Würde gerade eine konservative Partei in sich gehen: Warum sehen wir die Frau so gerne in der Rolle als Mutter, ja Hausfrau und wundern uns dann darüber, dass Frauen überwiegend Teilzeit arbeiten? Ist das nicht inkonsequent bei einem solchen Rollenbild? Oder: Worauf haben wir in all den Jahren, in denen wir schon mitregieren, im Steuersystem vergessen, dass Anreize für Mehrarbeit fehlen? Und so weiter und so fort.

Unterm Strich bleibt ein böser Verdacht: Bei Teilzeit geht es nicht um die Sache. Es geht darum, abzulenken und gesellschaftliche Konflikte zu schüren. Konkret: Dafür, dass das Budget aus dem Ruder gelaufen ist und Österreich auch in Bezug auf Wirtschaftsleistung und Teuerung zurückfällt im europäischen Vergleich, können Teilzeit-Beschäftige so gut wie nichts.
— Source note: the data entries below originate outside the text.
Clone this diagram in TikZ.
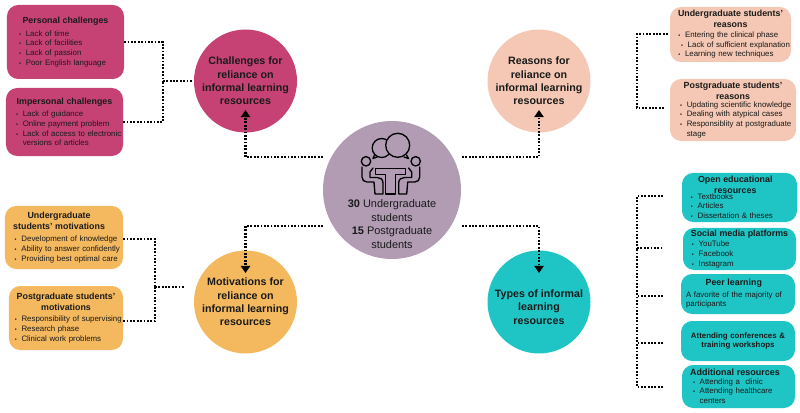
\documentclass[tikz,border=0pt]{standalone}
\usepackage{fontspec}
\setmainfont{Liberation Sans}
\usetikzlibrary{arrows.meta}

\definecolor{pinkfill}{HTML}{C64274}
\definecolor{peachfill}{HTML}{F4C8B4}
\definecolor{amberfill}{HTML}{F4B95F}
\definecolor{tealfill}{HTML}{1FC4C4}
\definecolor{mauvefill}{HTML}{B19CB4}
\definecolor{inktext}{HTML}{1A1A1A}

\newcommand{\boxhead}[1]{{\centering\fontsize{6.3}{7.8}\selectfont\bfseries #1\par}}
\newcommand{\blitem}[2][10.5pt]{\hyphenpenalty=10000\hangindent=#1\hangafter=1\noindent\hbox to #1{\hss{\fontsize{4}{4}\selectfont\textbullet}\hskip 3.4pt}#2\par}

\tikzset{
    infobox/.style={rounded corners=2.8mm, inner xsep=0.5mm, inner ysep=0pt, text=inktext,
        font=\fontsize{5.6}{6.9}\selectfont},
    topic/.style={circle, minimum size=25.75mm, inner sep=0pt, align=center, text=inktext,
        font=\fontsize{7.6}{9.5}\selectfont\bfseries},
    link/.style={line width=1.45pt, dash pattern=on 1.25pt off 1.15pt},
    linkarrow/.style={link, -{Triangle[width=6.5pt,length=5pt]}},
    icon/.style={line width=0.95pt, draw=black, line join=round, line cap=round}
}

\begin{document}
\begin{tikzpicture}[x=0.25mm, y=-0.25mm]
    \useasboundingbox (0,0) rectangle (800,413);

    % centre
    \node[circle, fill=mauvefill, minimum size=34.5mm, inner sep=0pt] (hub) at (392,190) {};
    \node[align=center, inner sep=0pt, text=inktext, font=\fontsize{7.8}{9.75}\selectfont] (hubtext) at (392,224)
        {\textbf{30} Undergraduate\\students\\\textbf{15} Postgraduate\\students};
    \draw[icon] (381.7,148) circle (9.5);
    \draw[icon, fill=mauvefill] (397.7,145.3) circle (12);
    \draw[icon] (374.5,155) -- (373,158.5) -- (377,157);
    \draw[icon] (406.5,155) -- (408.5,158.5) -- (404,157);
    \draw[icon] (366,161.3) circle (4.7);
    \draw[icon] (415.7,161.3) circle (4.7);
    \draw[icon] (375.7,168.7) -- (405.7,168.7) -- (405.7,174.7) -- (395.7,174.7) -- (395.7,194)
        -- (385.7,194) -- (385.7,174.7) -- (375.7,174.7) -- cycle;
    \draw[icon] (362,167) -- (362,177) .. controls (362,180) and (364,182) .. (367,182)
        -- (374,182) -- (375,194) -- (383,194) -- (383,183) .. controls (383,179) and (380,177.5) .. (377,177.5)
        -- (370,177.5) -- (370,172) -- (373,168);
    \draw[icon] (419.7,167) -- (419.7,177) .. controls (419.7,180) and (417.7,182) .. (414.7,182)
        -- (407.7,182) -- (406.7,194) -- (398.7,194) -- (398.7,183) .. controls (398.7,179) and (401.7,177.5) .. (404.7,177.5)
        -- (411.7,177.5) -- (411.7,172) -- (408.7,168);

    % topics
    \node[topic, fill=pinkfill] (chal) at (245.5,81)
        {Challenges for\\reliance on\\informal learning\\resources};
    \node[topic, fill=peachfill] (reas) at (539,81)
        {Reasons for\\reliance on\\informal learning\\resources};
    \node[topic, fill=amberfill] (moti) at (245.5,302)
        {Motivations for\\reliance on\\informal learning\\resources};
    \node[topic, fill=tealfill] (type) at (539,302)
        {\rule{0pt}{12.7pt}Types of informal\\learning\\resources};

    % challenges
    \node[infobox, fill=pinkfill, text width=28.25mm, minimum height=18.5mm] (personal) at (65.5,42)
        {\boxhead{Personal challenges}\vspace{2pt}
        \blitem[12pt]{Lack of time}\blitem[12pt]{Lack of facilities}\blitem[12pt]{Lack of passion}\blitem[12pt]{Poor English language}};
    \node[infobox, fill=pinkfill, text width=28.25mm, minimum height=17mm] (impersonal) at (64.5,122)
        {\boxhead{Impersonal challenges}\vspace{2pt}
        \blitem{Lack of guidance}\blitem{Online payment problem}\blitem{\mbox{Lack of access to electronic} versions of articles}};

    % motivations
    \node[infobox, fill=amberfill, text width=28.5mm, minimum height=15.75mm] (ugmot) at (64,237.5)
        {\boxhead{\hspace*{-7pt}Undergraduate\\\hspace*{-7pt}students' motivations}\vspace{2pt}
        \blitem[10.3pt]{Development of knowledge}\blitem[10.3pt]{\mbox{Ability to answer confidently}}\blitem[10.3pt]{Providing best optimal care}};
    \node[infobox, fill=amberfill, text width=27.5mm, minimum height=16mm] (pgmot) at (66,318)
        {\boxhead{Postgraduate students'\\motivations}\vspace{1pt}
        \blitem[7.5pt]{\mbox{Responsibility of supervising}}\blitem[7.5pt]{Research phase}\blitem[7.5pt]{Clinical work problems}};

    % reasons
    \node[infobox, fill=peachfill, text width=29.25mm, minimum height=13.75mm] (ugrea) at (730.5,34.5)
        {\boxhead{Undergraduate students'\\reasons}
        \blitem[9.3pt]{Entering the clinical phase}\blitem[11.2pt]{\mbox{Lack of sufficient explanation}}\blitem[9.3pt]{Learning new techniques}};
    \node[infobox, fill=peachfill, text width=30.5mm, minimum height=15.5mm] (pgrea) at (733,110)
        {\boxhead{Postgraduate students'\\reasons}\vspace{-1.5pt}
        \blitem{\mbox{Updating scientific knowledge}}\blitem{Dealing with atypical cases}\blitem{Responsiblity at postgraduate\linebreak stage}};

    % types
    \node[infobox, fill=tealfill, text width=27.75mm, minimum height=12.25mm] (open) at (739.5,197.5)
        {\boxhead{\hspace*{-6pt}Open educational\\\hspace*{-6pt}resources}\vspace{-3pt}
        \blitem[9.7pt]{Textbooks}\blitem[9.7pt]{Articles}\blitem[9.7pt]{Dissertation \& theses}};
    \node[infobox, fill=tealfill, text width=27.25mm, minimum height=10.5mm] (social) at (739.5,249)
        {\boxhead{Social media platforms}\vspace{0.5pt}
        \blitem[9.7pt]{YouTube}\blitem[9.7pt]{Facebook}\blitem[9.7pt]{Instagram}};
    \node[infobox, fill=tealfill, inner xsep=1.25mm, text width=26mm, minimum height=10mm] (peer) at (738,294)
        {\boxhead{\hspace*{-6pt}Peer learning}\vspace{1pt}
        A favorite of the majority of\linebreak participants};
    \node[infobox, fill=tealfill, text width=27.5mm, minimum height=10mm, align=center] (conf) at (738,341)
        {\bfseries Attending conferences \&\\training workshops};
    \node[infobox, fill=tealfill, text width=27.25mm, minimum height=10.75mm] (extra) at (738.5,386.5)
        {\boxhead{\hspace*{-5pt}\fontsize{6.4}{7.6}\selectfont Additional resources}\vspace{-1pt}
        \blitem[11.2pt]{Attending a\ \ clinic}\blitem[11.2pt]{Attending healthcare\linebreak centers}};

    % connector ends
    \coordinate (hubNW) at (323,157);
    \coordinate (hubSW) at (323,226);
    \coordinate (hubNE) at (462,157);
    \coordinate (hubSE) at (462,226);
    \coordinate (chalTip) at (245.5,110);
    \coordinate (motiTip) at (245.5,273);
    \coordinate (reasTip) at (539,110);
    \coordinate (typeTip) at (539,273);
    \coordinate (chalStub) at (192,81);
    \coordinate (chalBar) at (163,81);
    \coordinate (motiStub) at (184,287);
    \coordinate (motiBar) at (155,287);
    \coordinate (reasBar) at (637,71);
    \coordinate (reasTop) at (668,34);
    \coordinate (reasLow) at (664,108);
    \coordinate (typeBar) at (637,248);
    \coordinate (openStub) at (663,196);
    \coordinate (socialStub) at (663,248);
    \coordinate (peerStub) at (663,296);
    \coordinate (confStub) at (663,343);
    \coordinate (extraStub) at (663,387);

    % connectors
    \draw[linkarrow] (hubNW) -| (chalTip);
    \draw[linkarrow] (hubSW) -| (motiTip);
    \draw[linkarrow] (hubNE) -| (reasTip);
    \draw[linkarrow] (hubSE) -| (typeTip);
    \draw[link] (personal.east) -| (chalBar);
    \draw[link] (impersonal.east) -| (chalBar);
    \draw[link] (chalBar) -- (chalStub);
    \draw[link] (ugmot.east |- 0,239) -| (motiBar);
    \draw[link] (pgmot.east |- 0,321) -| (motiBar);
    \draw[link] (motiBar) -- (motiStub);
    \draw[link] (reasTop) -| (reasBar);
    \draw[link] (reasLow) -| (reasBar);
    \draw[link] (openStub) -| (typeBar);
    \draw[link] (extraStub) -| (typeBar);
    \draw[link] (typeBar) -- (socialStub);
    \draw[link] (peerStub) -- (peerStub -| typeBar);
    \draw[link] (confStub) -- (confStub -| typeBar);
\end{tikzpicture}
\end{document}
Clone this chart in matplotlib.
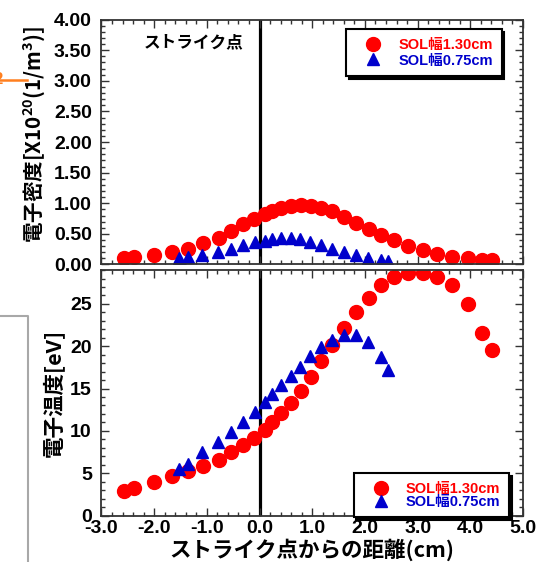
import matplotlib
matplotlib.use('Agg')
import matplotlib.pyplot as plt
from matplotlib.lines import Line2D
from matplotlib.ticker import MultipleLocator, FormatStrFormatter
from matplotlib.font_manager import FontProperties

plt.rcParams['font.family'] = ['Liberation Sans', 'Noto Sans CJK JP']
plt.rcParams['font.weight'] = 'bold'
plt.rcParams['mathtext.default'] = 'regular'
plt.rcParams['axes.unicode_minus'] = False

# SOL幅 1.30cm (red circles)
x_wide = [-2.57, -2.38, -2.01, -1.67, -1.36, -1.07, -0.77, -0.54, -0.31, -0.11,
          0.11, 0.24, 0.41, 0.60, 0.79, 0.97, 1.17, 1.38, 1.61, 1.84,
          2.07, 2.31, 2.56, 2.82, 3.10, 3.36, 3.65, 3.95, 4.22, 4.41]
ne_wide = [0.10, 0.13, 0.15, 0.21, 0.26, 0.35, 0.44, 0.55, 0.66, 0.74,
           0.82, 0.88, 0.93, 0.96, 0.97, 0.96, 0.93, 0.88, 0.78, 0.68,
           0.58, 0.48, 0.40, 0.30, 0.23, 0.17, 0.13, 0.10, 0.07, 0.07]
te_wide = [2.86, 3.26, 3.96, 4.62, 5.21, 5.88, 6.59, 7.56, 8.35, 9.14,
           10.1, 11.1, 12.1, 13.3, 14.7, 16.4, 18.2, 20.1, 22.2, 24.0,
           25.7, 27.2, 28.2, 28.7, 28.7, 28.2, 27.2, 25.0, 21.6, 19.6]

# SOL幅 0.75cm (blue triangles)
x_narrow = [-1.52, -1.36, -1.09, -0.79, -0.55, -0.31, -0.09, 0.11, 0.24, 0.41,
            0.59, 0.76, 0.95, 1.16, 1.38, 1.60, 1.84, 2.05, 2.31, 2.43]
ne_narrow = [0.10, 0.13, 0.15, 0.21, 0.26, 0.32, 0.36, 0.39, 0.41, 0.43,
             0.43, 0.41, 0.37, 0.32, 0.26, 0.21, 0.15, 0.10, 0.07, 0.06]
te_narrow = [5.49, 6.12, 7.45, 8.74, 9.92, 11.09, 12.27, 13.45, 14.4, 15.4,
             16.5, 17.6, 18.8, 19.9, 20.7, 21.3, 21.3, 20.5, 18.7, 17.2]

labels = ['SOL幅1.30cm', 'SOL幅0.75cm']
RED = '#ff0000'
BLUE = '#0000cc'
cjk = 'Noto Sans CJK JP'

fig = plt.figure(figsize=(5.39, 5.62), dpi=100)
ax1 = fig.add_axes([0.1883, 0.5294, 0.782, 0.4357])
ax2 = fig.add_axes([0.1883, 0.0827, 0.782, 0.4368])


def style(ax):
    for s in ax.spines.values():
        s.set_linewidth(1.3)
        s.set_color('#333333')
    ax.tick_params(which='both', direction='in', top=True, right=True,
                   color='#333333', labelsize=14)
    ax.tick_params(which='major', length=5.5, width=1.0)
    ax.tick_params(which='minor', length=3, width=1.0)
    ax.tick_params(axis='y', pad=7)
    ax.tick_params(axis='x', pad=3)
    ax.set_xlim(-3, 5)
    ax.xaxis.set_major_locator(MultipleLocator(1.0))
    ax.xaxis.set_minor_locator(MultipleLocator(0.2))
    ax.xaxis.set_major_formatter(FormatStrFormatter('%.1f'))
    ax.axvline(0, color='black', lw=2.3, zorder=1)


def add_legend(ax, anchor, spacing):
    handles = [Line2D([], [], ls='none', marker='o', ms=10, color=RED),
               Line2D([], [], ls='none', marker='^', ms=9, color=BLUE)]
    leg = ax.legend(handles, labels, loc='upper right', bbox_to_anchor=anchor,
                    borderaxespad=0, fancybox=False, framealpha=1,
                    edgecolor='black', shadow={'color': 'black', 'alpha': 1},
                    prop=FontProperties(family=['Liberation Sans', cjk],
                                        weight='bold', size=10.5),
                    handlelength=2.5, handletextpad=0.5, borderpad=0.6,
                    labelspacing=spacing, numpoints=1)
    leg.get_frame().set_linewidth(1.5)
    for t, c in zip(leg.get_texts(), [RED, BLUE]):
        t.set_color(c)


# electron density
style(ax1)
ax1.plot(x_wide, ne_wide, 'o', color=RED, ms=10)
ax1.plot(x_narrow, ne_narrow, '^', color=BLUE, ms=9)
ax1.set_ylim(0, 4.0)
ax1.yaxis.set_major_locator(MultipleLocator(0.5))
ax1.yaxis.set_minor_locator(MultipleLocator(0.1))
ax1.yaxis.set_major_formatter(FormatStrFormatter('%.2f'))
ax1.tick_params(axis='x', labelbottom=False)
ax1.set_ylabel('電子密度[X10$^{20}$(1/m$^{3}$)]', fontsize=14.8,
               fontfamily=cjk, fontweight='bold')
ax1.yaxis.set_label_coords(-0.127, 0.53)
ax1.text(0.218, 0.906, 'ストライク点', transform=ax1.transAxes, ha='center',
         va='center', fontsize=12, fontfamily=cjk, fontweight='bold')
add_legend(ax1, (0.9495, 0.9604), 0.1)

# electron temperature
style(ax2)
ax2.plot(x_wide, te_wide, 'o', color=RED, ms=10)
ax2.plot(x_narrow, te_narrow, '^', color=BLUE, ms=9)
ax2.set_ylim(0, 29)
ax2.yaxis.set_major_locator(MultipleLocator(5))
ax2.yaxis.set_minor_locator(MultipleLocator(1))
ax2.set_ylabel('電子温度[eV]', fontsize=15.5, fontfamily=cjk, fontweight='bold')
ax2.yaxis.set_label_coords(-0.089, 0.5)
ax2.set_xlabel('ストライク点からの距離(cm)', fontsize=15.5, fontfamily=cjk,
               fontweight='bold', labelpad=1)
add_legend(ax2, (0.9675, 0.1719), -0.1)

# leftovers at the left edge of the slide
fig.add_artist(Line2D([0.0, 0.05], [0.8577, 0.8577], color='#ff7f1e', lw=1.8))
fig.text(-0.012, 0.8577, '2', color='#ff7f1e', fontsize=12, va='center')
fig.add_artist(Line2D([0.0, 0.052, 0.052], [0.4377, 0.4377, 0.0],
                      color='#a8a8a8', lw=1.5))

fig.savefig('out.png', dpi=100)
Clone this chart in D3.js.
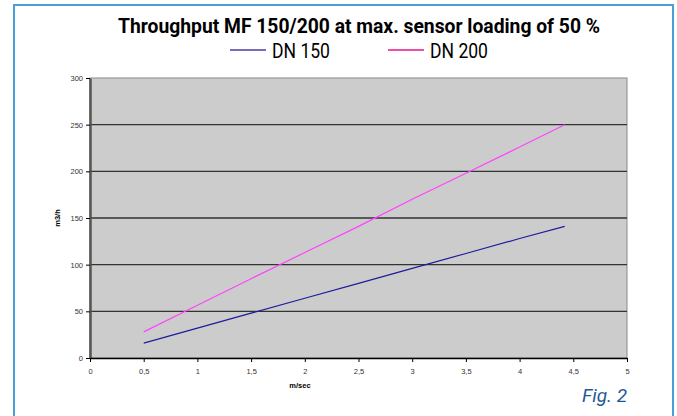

Genauso wenig wie dafür, dass eine Masse eher nur weitere Verschlechterungen erwartet in den kommenden Jahren.

Teilzeitbeschäftigte sind die Sündenböcke: Mikl-Leitner und ihresgleichen weisen so jede Verantwortung für die missliche Entwicklung von sich. Und sie leiten den Unmut aller, die in der Früh aufstehen und sich zu den Normalos zählen, um – an ihrer Lage sollen demnach Teilzeitbeschäftigte schuld sein.